Pourquoi la question de l’enfant ne fait qu’un avec celle de la survie

Gérald Papy
Gérald Papy Rédacteur en chef adjoint

Jean Birnbaum puise dans le sort des enfants juifs préservés de la Shoah le lien essentiel entre «nouveau monde et nouveaux venus».

Jean Birnbaum estimait devoir combler une lacune de son très remarqué essai paru en 2021, Le Courage de la nuance (Seuil): il n’avait abordé qu’à la marge la question de l’enfance «ou plutôt celle de l’enfant comme “forme sensible et permanente du point d’interrogation”». Le directeur du Monde des livres s’y soumet avec sincérité et brio dans Seuls les enfants changent le monde (1).

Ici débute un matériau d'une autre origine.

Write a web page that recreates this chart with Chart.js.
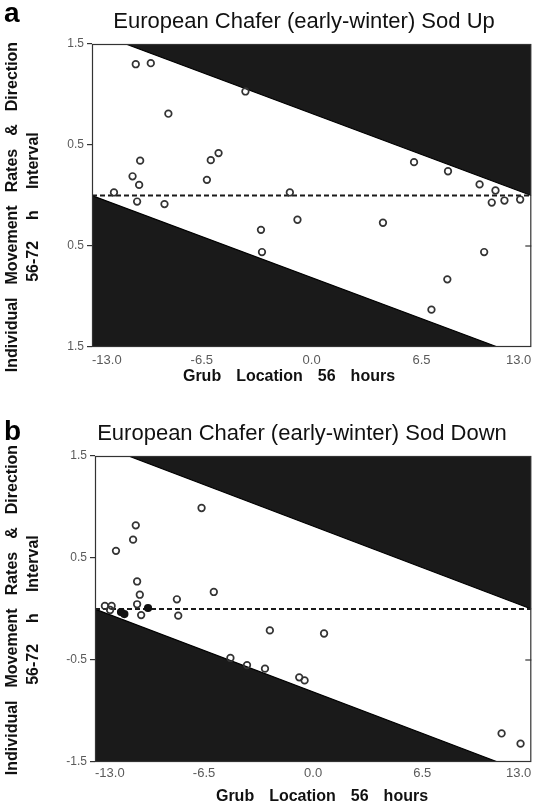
<!DOCTYPE html>
<html>
<head>
<meta charset="utf-8">
<script src="https://cdn.jsdelivr.net/npm/chart.js@4.4.1/dist/chart.umd.min.js"></script>
<style>
  html, body { margin: 0; padding: 0; background: #fff; }
  body { width: 535px; height: 809px; position: relative; overflow: hidden; }
  canvas { position: absolute; left: 0; }
  #chartA { top: 0; }
  #chartB { top: 410px; }
</style>
</head>
<body>
<canvas id="chartA" width="537" height="405"></canvas>
<canvas id="chartB" width="537" height="399"></canvas>
<script>
// ---------- data ----------
const xTickValues = [-13, -6.5, 0, 6.5, 13];
const xTickLabels = ['-13.0', '-6.5', '0.0', '6.5', '13.0'];
const yTickValues = [-1.5, -0.5, 0.5, 1.5];
const yTickLabelsA = ['1.5', '0.5', '0.5', '1.5'];
const yTickLabelsB = ['-1.5', '-0.5', '0.5', '1.5'];

// limits of possible movement (arena edges)
const upperLimitX = [-11, 13];
const upperLimitY = [1.5, 0];
const lowerLimitX = [-13, 11];
const lowerLimitY = [0, -1.5];
const zeroLineX = [-13, 13];
const zeroLineY = [0, 0];

// Panel a: Sod Up
const sodUpX = [-10.41, -9.52, -3.92, -8.48, -10.15, -10.60, -10.21, -11.70, -10.33, -8.71,
                -5.97, -5.51, -6.20, -1.29, -0.84, 6.06, 8.07, 9.94, 10.88, 10.66,
                11.41, 12.34, -3.00, -2.94, 4.22, 10.21, 8.03, 7.09];
const sodUpY = [1.30, 1.31, 1.03, 0.81, 0.345, 0.19, 0.105, 0.03, -0.06, -0.085,
                0.35, 0.42, 0.155, 0.03, -0.24, 0.33, 0.24, 0.11, 0.05, -0.07,
                -0.05, -0.04, -0.34, -0.56, -0.27, -0.56, -0.83, -1.13];

// Panel b: Sod Down
const sodDownX = [-6.65, -10.57, -10.73, -11.75, -10.49, -10.33, -8.12, -5.92, -10.49, -12.41,
                  -12.01, -12.10, -10.25, -8.04, -2.58, -4.93, -3.94, -2.87, -0.83, -0.51,
                  0.65, 11.23, 12.36];
const sodDownY = [0.99, 0.82, 0.68, 0.57, 0.27, 0.14, 0.095, 0.167, 0.046, 0.03,
                  0.03, -0.01, -0.06, -0.065, -0.21, -0.48, -0.55, -0.585, -0.67, -0.70,
                  -0.24, -1.22, -1.32];
const sodDownFilledX = [-11.45, -11.25, -9.84];
const sodDownFilledY = [-0.03, -0.05, 0.01];

// ---------- helpers ----------
const FONT = '"Liberation Sans", Arial, Helvetica, sans-serif';
const pts = (xs, ys) => xs.map((x, i) => ({ x: x, y: ys[i] }));

function drawSpaced(ctx, words, gap, cx, cy, rotate, font) {
  ctx.save();
  ctx.font = font;
  ctx.fillStyle = '#111';
  ctx.textBaseline = 'middle';
  ctx.textAlign = 'left';
  ctx.translate(cx, cy);
  if (rotate) ctx.rotate(-Math.PI / 2);
  const widths = words.map(w => ctx.measureText(w).width);
  const total = widths.reduce((a, b) => a + b, 0) + gap * (words.length - 1);
  let x = -total / 2;
  words.forEach((w, i) => { ctx.fillText(w, x, 0); x += widths[i] + gap; });
  ctx.restore();
}

function makeChart(id, cfg) {
  const textPlugin = {
    id: 'texts' + id,
    afterDraw(chart) {
      const ctx = chart.ctx;
      const a = chart.chartArea;
      // frame
      ctx.save();
      ctx.strokeStyle = '#333';
      ctx.lineWidth = 1.2;
      ctx.strokeRect(a.left + 0.5, a.top + 0.5, a.right - a.left - 1, a.bottom - a.top - 1);
      // short tick on the right edge
      const yr = chart.scales.y.getPixelForValue(-0.5);
      ctx.beginPath();
      ctx.moveTo(a.right - 6, yr); ctx.lineTo(a.right, yr); ctx.stroke();
      // panel letter
      ctx.fillStyle = '#000';
      ctx.font = 'bold 28px ' + FONT;
      ctx.textAlign = 'left';
      ctx.textBaseline = 'alphabetic';
      ctx.fillText(cfg.letter, 4, cfg.letterY);
      // title
      ctx.font = '22px ' + FONT;
      ctx.fillStyle = '#111';
      ctx.textAlign = 'center';
      ctx.fillText(cfg.title, cfg.titleX, cfg.titleY);
      ctx.restore();
      // axis titles
      const bold = 'bold 16px ' + FONT;
      drawSpaced(ctx, ['Individual', 'Movement', 'Rates', '&', 'Direction'], 13, 13, cfg.yTitleY, true, bold);
      drawSpaced(ctx, ['56-72', 'h', 'Interval'], 21, 34, cfg.yTitleY, true, bold);
      drawSpaced(ctx, ['Grub', 'Location', '56', 'hours'], 15, cfg.xTitleX, cfg.xTitleY, false, bold);
    }
  };

  return new Chart(document.getElementById(id), {
    type: 'scatter',
    data: {
      datasets: [
        {
          type: 'scatter',
          data: pts(cfg.xs, cfg.ys),
          pointRadius: 3.3,
          pointBorderWidth: 1.7,
          pointBorderColor: '#333',
          pointBackgroundColor: 'rgba(255,255,255,0)',
          clip: false,
          order: 0
        },
        {
          type: 'scatter',
          data: pts(cfg.fxs, cfg.fys),
          pointRadius: 3.3,
          pointBorderWidth: 1.6,
          pointBorderColor: '#111',
          pointBackgroundColor: '#111',
          clip: false,
          order: 0
        },
        {
          type: 'line',
          data: pts(zeroLineX, zeroLineY),
          borderColor: '#1a1a1a',
          borderWidth: 2.2,
          borderDash: [5, 3],
          pointRadius: 0,
          fill: false,
          order: 1
        },
        {
          type: 'line',
          data: pts(upperLimitX, upperLimitY),
          borderColor: '#000',
          borderWidth: 1.2,
          backgroundColor: '#1a1a1a',
          pointRadius: 0,
          fill: 'end',
          tension: 0,
          order: 2
        },
        {
          type: 'line',
          data: pts(lowerLimitX, lowerLimitY),
          borderColor: '#000',
          borderWidth: 1.2,
          backgroundColor: '#1a1a1a',
          pointRadius: 0,
          fill: 'start',
          tension: 0,
          order: 2
        }
      ]
    },
    options: {
      responsive: false,
      animation: false,
      events: [],
      layout: { padding: { top: cfg.padTop, right: 0, bottom: cfg.padBottom, left: 0 } },
      plugins: { legend: { display: false }, tooltip: { enabled: false }, title: { display: false } },
      scales: {
        x: {
          type: 'linear',
          min: -13, max: 13,
          afterBuildTicks: s => { s.ticks = xTickValues.map(v => ({ value: v })); },
          afterFit: s => { s.height = 30; s.paddingLeft = 0; s.paddingRight = 0; },
          grid: { display: false, drawTicks: false },
          border: { display: false },
          ticks: {
            autoSkip: false, maxRotation: 0, padding: cfg.xPad, align: 'inner',
            color: '#5a5a5a', font: { family: FONT, size: 13 },
            callback: (v, i) => xTickLabels[i]
          }
        },
        y: {
          type: 'linear',
          min: -1.5, max: 1.5,
          afterBuildTicks: s => { s.ticks = yTickValues.map(v => ({ value: v })); },
          afterFit: s => { s.width = cfg.yWidth; s.paddingTop = 0; s.paddingBottom = 0; },
          grid: { drawOnChartArea: false, drawTicks: true, tickLength: 5, color: '#333', lineWidth: 1.2 },
          border: { display: false },
          ticks: {
            autoSkip: false, padding: 3,
            color: '#5a5a5a', font: { family: FONT, size: 12 },
            callback: (v, i) => cfg.yLabels[i]
          }
        }
      }
    },
    plugins: [textPlugin]
  });
}

makeChart('chartA', {
  xs: sodUpX, ys: sodUpY, fxs: [], fys: [],
  yLabels: yTickLabelsA,
  letter: 'a', letterY: 22,
  title: 'European Chafer (early-winter) Sod Up', titleX: 304, titleY: 28,
  yTitleY: 207, xTitleX: 289, xTitleY: 377,
  padTop: 44, padBottom: 28, yWidth: 92, xPad: 6
});

makeChart('chartB', {
  xs: sodDownX, ys: sodDownY, fxs: sodDownFilledX, fys: sodDownFilledY,
  yLabels: yTickLabelsB,
  letter: 'b', letterY: 30,
  title: 'European Chafer (early-winter) Sod Down', titleX: 302, titleY: 30,
  yTitleY: 200, xTitleX: 322, xTitleY: 387,
  padTop: 46, padBottom: 17, yWidth: 95, xPad: 4
});
</script>
</body>
</html>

Il épingle dans les œuvres de Hannah Arendt, Georges Bernanos ou Roland Barthes, pour qui «vivre selon la nuance, c’est vivre selon l’enfance», les rares écrits que les philosophes ont consacrés à la question des enfants. Il met au jour dans le rappel des interviews de Pierre Nora ou d’Edouard Louis qu’il a menées en tant que journaliste les ressorts profonds et contradictoires que peut cacher la revendication de ne pas vouloir d’enfant. Surtout, Jean Birnbaum puise dans son histoire personnelle l’explication de l’importance que recèle l’enfant.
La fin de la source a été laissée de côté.